I’ve been down in the lab for the last week doing performance testing with virtual reality workloads and streaming these over wifi to an Oculus Quest headset. In order to render the graphics remotely, we leveraged NVIDIA GPU technology (RTX 8000 in my case here in the lab). We have been getting very impressive results, but of course at some point hit a bottleneck. We tried to figure out which part of the stack was causing the problem and started looking at the various NVIDIA stats through nvidia-smi. We figured the bottleneck would be GPU, so we looked at things like GPU utilization, FPS etc. Funny enough this wasn’t really showing a problem.
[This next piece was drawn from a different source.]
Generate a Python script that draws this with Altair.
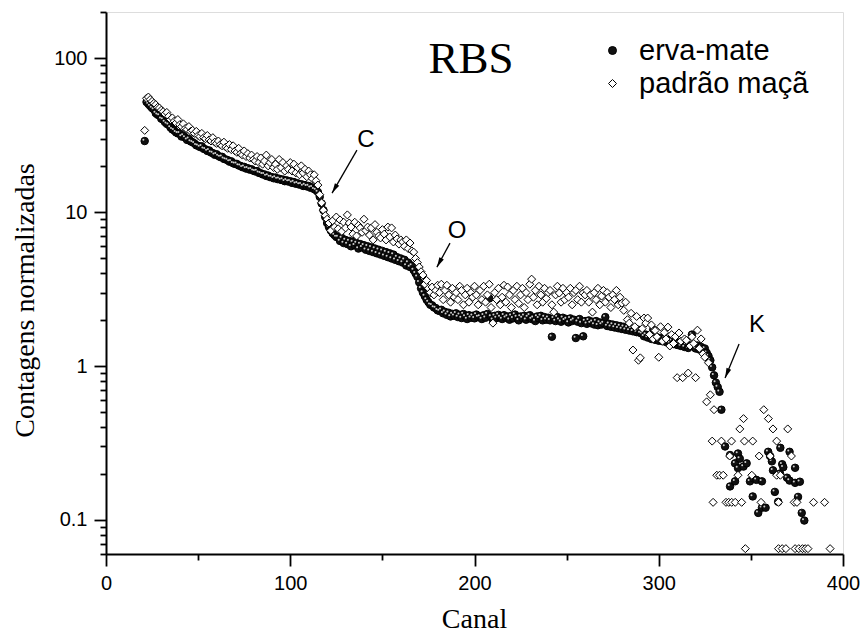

We then started looking at different angles, and there are two useful commands I would like to share. I am sure the GPU experts will be aware of these, but for those who don’t consider themselves an expert (like myself) it is good to know where to find the right stats. While whiteboarding the solution and the different part of the stacks we realized that GPU utilization wasn’t the problem, neither was the frame buffer size. But somehow we did see FPS (frames per second) drop and we did see encoder latency go up.
First I wanted to understand how many encoding sessions there were actively running. This is very easy to find out by using the following command. The screenshot below shows the output of it.
nvidia-smi encodersessions
As you can see, this shows 3 encoding sessions. One H.264 session and two H.265 sessions. Now note that we have 1 headset connected at this point, but it leads to three sessions. Why? Well, we need a VM to run the application, and the headset has two displays. Which results in three sessions. We can, however, disable the Horizon session using the encoder, that would save some resources, I tested that but the savings were minimal.
I can, of course, also look a bit closer at the encoder utilization. I used the following command for that. Note that I filter for the device I want to inspect which is the “-i <identifier>” part of the below command.
nvidia-smi dmon -i 00000000:3B:00.0
The above command provides the following output, the “enc” column is what was important to me, as that shows the utilization of the encoder. Which with the above 3 sessions was hitting 40% utilization roughly as shown below.
How did I solve the problem of the encoder bottleneck in the end? Well I didn’t, the only way around that is by having a good understanding of your workload and proper capacity planning. Do I need an NVIDIA RTX 6000 or 8000? Or is there a different card with more encoding power like the V100 that makes more sense? Figuring out the cost, performance and the trade-off here is key.
Two more weeks until the end of my Take 3 experience, and what a ride it has been. If you work for VMware and have been with the company for 5 years… Consider doing a Take 3, it is just awesome!